Understanding the Mathematics of Personal Finance

John Wiley, New Jersey, 2009


From The Preface

What is personal finance? An informal definition is “how you interact with money.” Among the subcategories of personal finance are topics such as budgeting, saving, borrowing, investing, gambling, and buying and selling real estate. Many books, courses, professional advisors, and software programs are available to help you optimize your path through your financial life.

This book is about various forms of borrowing and saving money, and includes some discussion of investing money. Borrowing money takes many forms, including home mortgage loans, auto loans, and credit card debt. Saving money includes putting money under your mattress, depositing it into a savings bank, and buying certificates of deposit (CDs). Insurance policies can be thought of as a special kind of pooled savings plan whereby many people put money into the same savings account, and this money becomes available to these people when a specified special need (illness, repairing a car, death benefit) unexpectedly arises. Investing is an opportunity to earn more money with your money than a savings bank will give you, but with less certainty about the earnings and, for that matter, less certainty about maintaining your original money than a government-insured savings account would give you.

When you borrow money or, equivalently, take a loan from a person, a bank, a mortgage company, or elsewhere, you will be expected to pay a fee for the use of this money. The amount you borrow is called the principal of your loan and the fee you pay for borrowing the money is called the interest. The amount of interest you have to pay is based upon the principal, the amount of time you have the money, and the prevailing financial conditions. The longer you have this money, the more interest you can expect to pay. In common situations such as a home mortgage or a car loan, you usually repay the loan gradually over a period of time. In this case, calculating the interest gets a little messy because the amount you owe at any given time (the balance) is being reduced due to your payments, while it is simultaneously being increased by the accrual of interest based on your balance at that time. In a properly structured loan, your payments are large enough that the balance decreases after each payment and eventually goes to 0, so that your loan is paid off.

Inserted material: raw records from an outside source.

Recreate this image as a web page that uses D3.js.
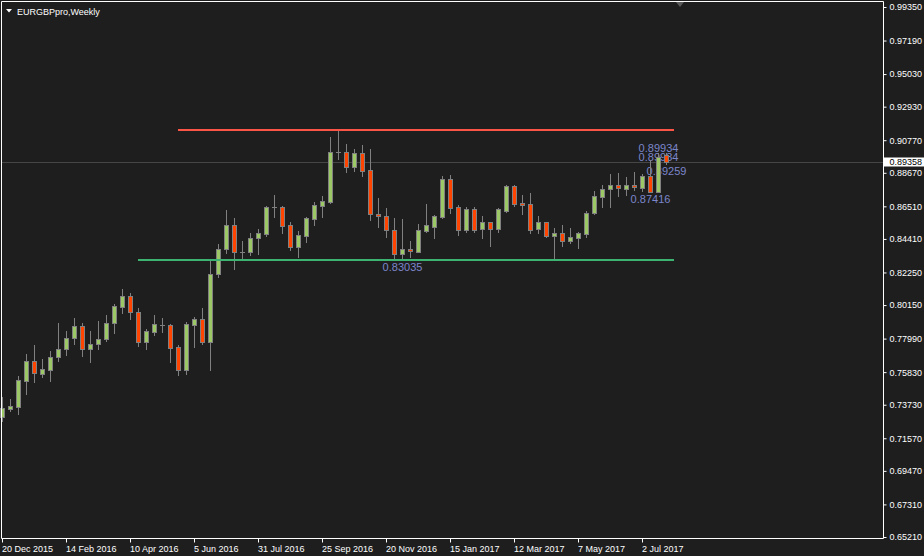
<!DOCTYPE html>
<html><head><meta charset="utf-8">
<script src="https://cdn.jsdelivr.net/npm/d3@7"></script>
<style>html,body{margin:0;padding:0;background:#1e1e1e;overflow:hidden}</style>
</head><body><svg id="c" width="924" height="556"></svg>
<script>
// ---- data ----
const symbolTitle = "EURGBPpro,Weekly";
const firstWeek = "2015-12-20";
const openP = [0.7292,0.7348,0.7360,0.7528,0.7653,0.7573,0.7599,0.7679,0.7730,0.7801,
 0.7880,0.7734,0.7762,0.7795,0.7898,0.8005,0.8072,0.7968,0.7775,0.7844,
 0.7889,0.7887,0.7745,0.7595,0.7889,0.7925,0.7779,0.8213,0.8374,0.8529,
 0.8357,0.8355,0.8445,0.8475,0.8645,0.8645,0.8529,0.8391,0.8462,0.8571,
 0.8655,0.8677,0.8999,0.8999,0.8903,0.8993,0.8884,0.8600,0.8587,0.8499,
 0.8342,0.8376,0.8359,0.8494,0.8520,0.8584,0.8827,0.8647,0.8499,0.8634,
 0.8503,0.8550,0.8507,0.8623,0.8782,0.8674,0.8666,0.8503,0.8550,0.8463,
 0.8477,0.8430,0.8445,0.8471,0.8606,0.8713,0.8761,0.8787,0.8765,0.8788,
 0.8771,0.8846,0.8745,0.8982];
const highP = [0.7425,0.7408,0.7558,0.7700,0.7758,0.7668,0.7719,0.7900,0.7848,0.7932,
 0.7900,0.7848,0.7912,0.7951,0.8022,0.8119,0.8093,0.7996,0.7861,0.7951,
 0.7932,0.7893,0.7760,0.7906,0.7938,0.7996,0.8312,0.8408,0.8627,0.8576,
 0.8428,0.8477,0.8503,0.8653,0.8724,0.8653,0.8550,0.8492,0.8582,0.8677,
 0.8718,0.9096,0.9140,0.9053,0.9020,0.9046,0.9020,0.8703,0.8640,0.8574,
 0.8568,0.8428,0.8537,0.8666,0.8595,0.8846,0.8853,0.8660,0.8649,0.8645,
 0.8589,0.8553,0.8642,0.8790,0.8788,0.8722,0.8737,0.8589,0.8552,0.8510,
 0.8531,0.8510,0.8484,0.8621,0.8750,0.8788,0.8859,0.8864,0.8842,0.8874,
 0.8857,0.8950,0.89934,0.8993];
const lowP = [0.7268,0.7335,0.7313,0.7442,0.7519,0.7550,0.7529,0.7655,0.7695,0.7764,
 0.7687,0.7650,0.7734,0.7784,0.7833,0.7962,0.7923,0.7753,0.7734,0.7820,
 0.7844,0.7650,0.7567,0.7573,0.7745,0.7766,0.7599,0.8198,0.8349,0.8249,
 0.8305,0.8336,0.8342,0.8462,0.8584,0.8481,0.8372,0.8327,0.8419,0.8533,
 0.8584,0.8671,0.8959,0.8874,0.8879,0.8846,0.8563,0.8520,0.8455,0.8306,
 0.83035,0.8327,0.8354,0.8488,0.8449,0.8579,0.8606,0.8466,0.8488,0.8488,
 0.8449,0.8398,0.8488,0.8617,0.8653,0.8600,0.8481,0.8477,0.8452,0.8307,
 0.8396,0.8417,0.8381,0.8455,0.8600,0.8649,0.8649,0.8718,0.8724,0.8756,
 0.8752,0.87416,0.8744,0.89259];
const closeP = [0.7350,0.7363,0.7530,0.7653,0.7575,0.7601,0.7679,0.7730,0.7803,0.7880,
 0.7734,0.7762,0.7796,0.7900,0.8007,0.8072,0.7968,0.7775,0.7848,0.7893,
 0.7889,0.7740,0.7595,0.7893,0.7925,0.7779,0.8215,0.8376,0.8529,0.8355,
 0.8357,0.8445,0.8477,0.8645,0.8645,0.8526,0.8391,0.8464,0.8574,0.8658,
 0.8683,0.8999,0.8999,0.8903,0.8993,0.8881,0.8600,0.8587,0.8497,0.8342,
 0.8376,0.8361,0.8499,0.8531,0.8589,0.8827,0.8642,0.8499,0.8634,0.8499,
 0.8550,0.8505,0.8634,0.8782,0.8666,0.8662,0.8501,0.8550,0.8460,0.8477,
 0.8430,0.8452,0.8477,0.8610,0.8718,0.8761,0.8787,0.8767,0.8787,0.8774,
 0.8846,0.8745,0.8971,0.89358];
const xTickLabels = ["20 Dec 2015","14 Feb 2016","10 Apr 2016","5 Jun 2016","31 Jul 2016",
 "25 Sep 2016","20 Nov 2016","15 Jan 2017","12 Mar 2017","7 May 2017","2 Jul 2017"];
const yTickLabels = ["0.99350","0.97190","0.95030","0.92930","0.90770","0.88670","0.86510",
 "0.84410","0.82250","0.80150","0.77990","0.75830","0.73730","0.71570","0.69470","0.67310","0.65210"];
const lastPrice = 0.89358;
const levelPrices = [0.9143, 0.83035];
const levelFrom = [22, 17];
const levelTo = [84, 84];
const annBar = [82, 82, 83, 81, 50];
const annValue = [0.89934, 0.89934, 0.89259, 0.87416, 0.83035];
const annSide = ["above", "at", "below", "below", "below"];

// ---- layout / styles ----
const W = 924, H = 556;
const plotL = 1.5, plotT = 1.5, plotR = 883.5, plotB = 538.5;
const FONT = "'Liberation Sans', Arial, sans-serif";
const bullFill = "#9dc866", bearFill = "#ff4500", candleLine = "#808080";
const levelColors = ["#fa5546", "#3cb371"];
const annColor = "#7c86cc";

const svg = d3.select("#c");
svg.append("rect").attr("width", W).attr("height", H).attr("fill", "#1e1e1e");

const x = d3.scaleLinear().domain([0, 110]).range([2, 882]);
const y = d3.scaleLinear().domain([0.6521, 0.9935]).range([537, 7]);
const yTickValues = yTickLabels.map(Number);

const bars = openP.map((o, i) => ({i, o, h: highP[i], l: lowP[i], c: closeP[i]}));
const crisp = v => Math.round(v) + 0.5;

// current price line
svg.append("line").attr("x1", plotL).attr("x2", plotR)
  .attr("y1", crisp(y(lastPrice))).attr("y2", crisp(y(lastPrice)))
  .attr("stroke", "#464646").attr("stroke-width", 1);

// annotations (behind candles)
const sideOffset = {above: -5, at: 4, below: 7};
svg.append("g").selectAll("text").data(annValue).join("text")
  .attr("x", (v, j) => x(annBar[j]) + 0.5)
  .attr("y", (v, j) => y(v) + sideOffset[annSide[j]])
  .attr("dy", "0.35em")
  .attr("text-anchor", "middle")
  .attr("font-family", FONT).attr("font-size", 11)
  .attr("fill", annColor)
  .text(v => v.toFixed(5));

// candles
const cg = svg.append("g");
const cand = cg.selectAll("g").data(bars).join("g");
cand.append("line")
  .attr("x1", d => crisp(x(d.i))).attr("x2", d => crisp(x(d.i)))
  .attr("y1", d => Math.round(y(d.h))).attr("y2", d => Math.round(y(d.l)) + 1)
  .attr("stroke", candleLine).attr("stroke-width", 1);
cand.filter(d => d.o !== d.c).append("rect")
  .attr("x", d => Math.round(x(d.i)) - 2 + 0.5)
  .attr("width", 4)
  .attr("y", d => crisp(y(Math.max(d.o, d.c))))
  .attr("height", d => Math.max(1, Math.round(y(Math.min(d.o, d.c))) - Math.round(y(Math.max(d.o, d.c)))))
  .attr("fill", d => d.c > d.o ? bullFill : bearFill)
  .attr("stroke", candleLine).attr("stroke-width", 1);
cand.filter(d => d.o === d.c).append("line")
  .attr("x1", d => Math.round(x(d.i)) - 2).attr("x2", d => Math.round(x(d.i)) + 3)
  .attr("y1", d => crisp(y(d.o))).attr("y2", d => crisp(y(d.o)))
  .attr("stroke", candleLine).attr("stroke-width", 1);

// horizontal levels
svg.append("g").selectAll("line").data(levelPrices).join("line")
  .attr("x1", (p, j) => x(levelFrom[j])).attr("x2", (p, j) => x(levelTo[j]))
  .attr("y1", p => Math.round(y(p))).attr("y2", p => Math.round(y(p)))
  .attr("stroke", (p, j) => levelColors[j]).attr("stroke-width", 2);

// frame
svg.append("path")
  .attr("d", `M${plotR},${plotB}H${plotL}V${plotT}H${plotR}V${plotB}`)
  .attr("fill", "none").attr("stroke", "#ffffff").attr("stroke-width", 1);

// right axis
const ay = svg.append("g").attr("transform", `translate(${plotR},0)`)
  .call(d3.axisRight(y).tickValues(yTickValues).tickFormat((d, j) => yTickLabels[j])
    .tickSize(3).tickSizeOuter(0).tickPadding(3));
ay.select(".domain").remove();
ay.selectAll("line").attr("stroke", "#ffffff");
ay.selectAll("text").attr("fill", "#ffffff").attr("font-family", FONT).attr("font-size", 9);

// bottom axis
const xTickIdx = xTickLabels.map((s, j) => j * 8);
const ax = svg.append("g").attr("transform", `translate(0,${plotB})`)
  .call(d3.axisBottom(x).tickValues(xTickIdx).tickFormat((d, j) => xTickLabels[j])
    .tickSize(4).tickSizeOuter(0));
ax.select(".domain").remove();
ax.selectAll("line").attr("stroke", "#ffffff");
ax.selectAll("text").attr("fill", "#ffffff").attr("font-family", FONT).attr("font-size", 9)
  .attr("text-anchor", "start").attr("x", -0.5).attr("y", 13.5).attr("dy", 0);

// last price box
const ly = y(lastPrice);
svg.append("rect").attr("x", plotR + 0.5).attr("y", Math.round(ly) - 4.5)
  .attr("width", W - plotR).attr("height", 9).attr("fill", "#ffffff");
svg.append("text").attr("x", plotR + 6).attr("y", ly).attr("dy", "0.35em")
  .attr("font-family", FONT).attr("font-size", 9).attr("fill", "#000000")
  .text(lastPrice.toFixed(5));

// chart shift marker
const sx = x(bars.length + 0.75);
svg.append("path").attr("d", `M${sx - 4},2L${sx + 4},2L${sx},7Z`).attr("fill", "#5a5a5a");

// title
svg.append("path").attr("d", "M6,9L12,9L9,12.5Z").attr("fill", "#ffffff");
svg.append("text").attr("x", 17).attr("y", 14.5)
  .attr("font-family", FONT).attr("font-size", 9).attr("fill", "#ffffff")
  .text(symbolTitle);
</script>
</body></html>
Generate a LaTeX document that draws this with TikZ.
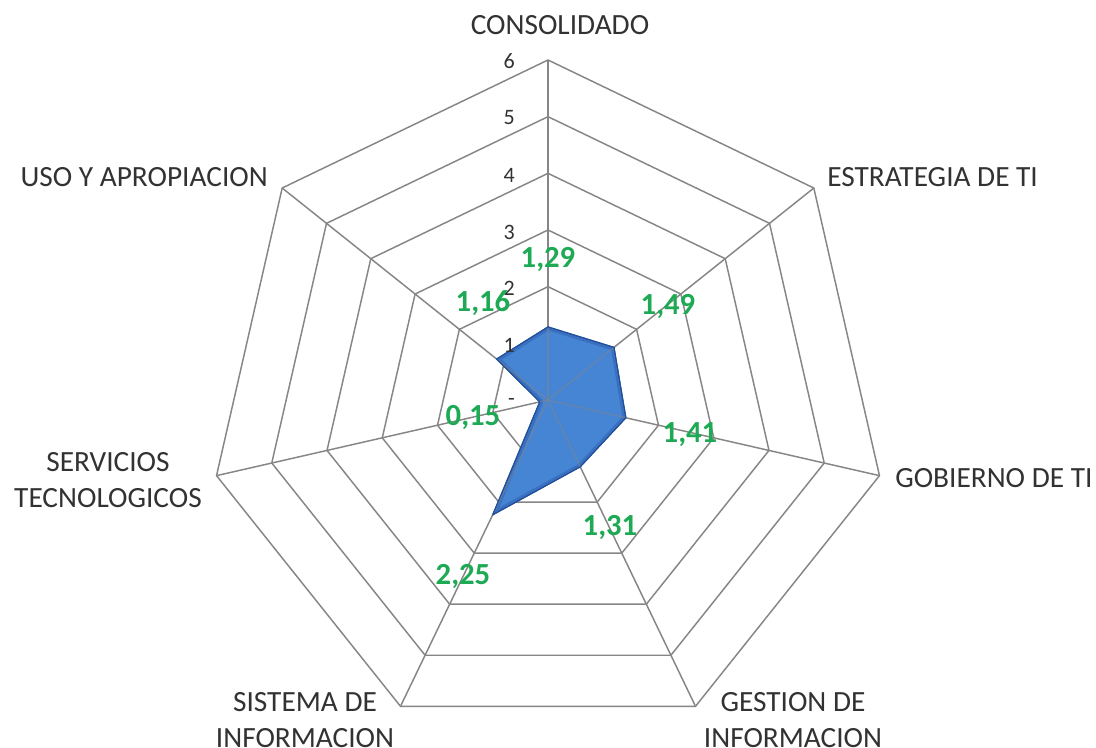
\documentclass[tikz,border=0pt]{standalone}
\usepackage{fontspec}
\setmainfont{Carlito}
\definecolor{gridgray}{RGB}{134,134,134}
\definecolor{txtgray}{RGB}{50,50,50}
\definecolor{datagreen}{RGB}{30,170,85}
\definecolor{polyfill}{RGB}{70,132,212}
\definecolor{polyedge}{RGB}{35,80,155}
\begin{document}
\begin{tikzpicture}[x=0.75pt,y=-0.75pt,
  gridline/.style={draw=gridgray,line width=1.1pt,line join=miter},
  axislabel/.style={font=\fontsize{22}{27}\selectfont,text=txtgray,align=center,inner sep=0pt},
  ticklabel/.style={font=\fontsize{16.5}{19}\selectfont,text=txtgray,inner sep=0pt,anchor=east},
  datalabel/.style={font=\fontsize{23}{27}\selectfont\bfseries,text=datagreen,inner sep=0pt},
  datapoly/.style={fill=polyfill,draw=polyedge,line width=0.8pt,line join=round}]
\useasboundingbox (0,0) rectangle (1096,748);
\fill[white] (0,0) rectangle (1096,748);
\coordinate (c) at (548,400);
\begin{scope}[shift={(548,400)}]
  % rings
  \foreach \r in {1,...,6}{
    \draw[gridline] (-90:\r*56.667)
      \foreach \k in {1,...,6}{ -- ({-90+\k*51.4286}:\r*56.667) } -- cycle;
  }
  % spokes
  \foreach \k in {0,...,6}{
    \coordinate (v\k) at ({-90+\k*51.4286}:340);
    \draw[gridline] (0,0) -- (v\k);
  }
  % data points
  \coordinate (p0) at (-90:1.29*56.667);
  \coordinate (p1) at ({-90+1*51.4286}:1.49*56.667);
  \coordinate (p2) at ({-90+2*51.4286}:1.41*56.667);
  \coordinate (p3) at ({-90+3*51.4286}:1.31*56.667);
  \coordinate (p4) at ({-90+4*51.4286}:2.25*56.667);
  \coordinate (p5) at ({-90+5*51.4286}:0.15*56.667);
  \coordinate (p6) at ({-90+6*51.4286}:1.16*56.667);
  \path[datapoly] (p0) -- (p1) -- (p2) -- (p3) -- (p4) -- (p5) -- (p6) -- cycle;
  \begin{scope}
    \clip (p0) -- (p1) -- (p2) -- (p3) -- (p4) -- (p5) -- (p6) -- cycle;
    \draw[polyedge,line width=5pt,opacity=0.35,line join=round]
      (p0) -- (p1) -- (p2) -- (p3) -- (p4) -- (p5) -- (p6) -- cycle;
  \end{scope}
  \foreach \k in {0,...,6}{
    \draw[draw=gridgray,opacity=0.45,line width=1.1pt] (0,0) -- (p\k);
  }
  \draw[polyedge,line width=0.8pt,line join=round]
    (p0) -- (p1) -- (p2) -- (p3) -- (p4) -- (p5) -- (p6) -- cycle;
\end{scope}
% tick labels
\node[ticklabel] (t6) at (515,61) {6};
\node[ticklabel] (t5) at (515,118) {5};
\node[ticklabel] (t4) at (515,175) {4};
\node[ticklabel] (t3) at (515,232) {3};
\node[ticklabel] (t2) at (515,288) {2};
\node[ticklabel] (t1) at (515,345) {1};
\node[ticklabel] (t0) at (515,402) {-};
% axis labels
\node[axislabel] (lcons) at (560,25) {CONSOLIDADO};
\node[axislabel,anchor=west] (lest) at (827,177) {ESTRATEGIA DE TI};
\node[axislabel,anchor=west] (lgob) at (895,478) {GOBIERNO DE TI};
\node[axislabel] (lges) at (793,720) {GESTION DE\\INFORMACION};
\node[axislabel] (lsis) at (305,720) {SISTEMA DE\\INFORMACION};
\node[axislabel] (lser) at (108,480) {SERVICIOS\\TECNOLOGICOS};
\node[axislabel,anchor=east] (luso) at (268,177) {USO Y APROPIACION};
% data labels
\node[datalabel] (d0) at (548,260) {1,29};
\node[datalabel] (d1) at (668,307) {1,49};
\node[datalabel] (d2) at (690,435) {1,41};
\node[datalabel] (d3) at (610,528) {1,31};
\node[datalabel] (d4) at (463,577) {2,25};
\node[datalabel] (d5) at (473,418) {0,15};
\node[datalabel] (d6) at (483,303) {1,16};
\end{tikzpicture}
\end{document}
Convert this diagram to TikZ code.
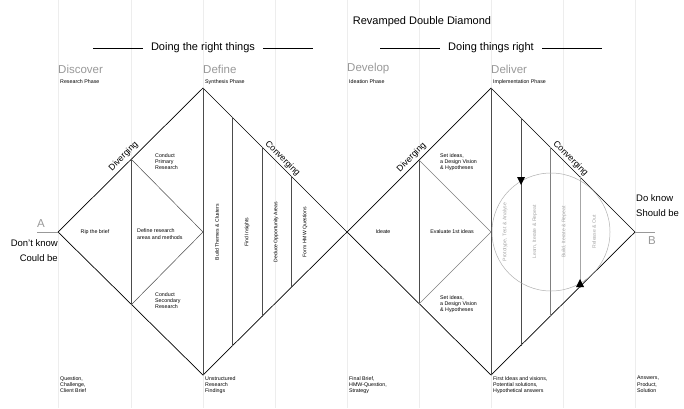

The concepts and calculations for a simple one repayment loan and for multiple payment loans such as mortgages and car loans are the same; it’s just that in the latter cases you have to repeat the same calculations many times. Before the era of spreadsheets on personal computers and the Internet, the complexity of the multiple calculations was so significant that only banks and mortgage companies and other large financial institutions could undertake them. When you took a loan, you would be provided with a table of payment due dates and loan balances (an amortization table) for your loan. Comparing different loan opportunities was very difficult unless you wanted to spend a lot of time in the library working with books of loan tables.

Today, everybody can easily calculate loan details themselves. Pocket calculators with all the necessary financial functions built-in are inexpensive and easy to use. Users of spreadsheet programs on personal computers can generate their own amortization tables based on the financial functions built into these spreadsheets and/ or can build up these formulas from basic principles. Most common financial calculations are available on the Internet online in the form of simple calculators designed specifically for a single type of problem.

My goal in writing the book is to explain how even the most involved loan scenarios can be understood just by repeated application of the fundamental concept of compound interest, which is the subject of Chapter 2. I’ll show how to calculate everything involved with these loans using a computer spreadsheet program, and whenever possible, I’ll reference some online calculators—particularly those on my own website.

The spreadsheet calculators used in this book are all available on my website (www.lawrencedworsky.com). Chapter 15 shows you how to get a free spreadsheet program if you need one, how to get to the spreadsheets I’m providing, and a general introduction on how I’m setting them up and how to use and maintain them.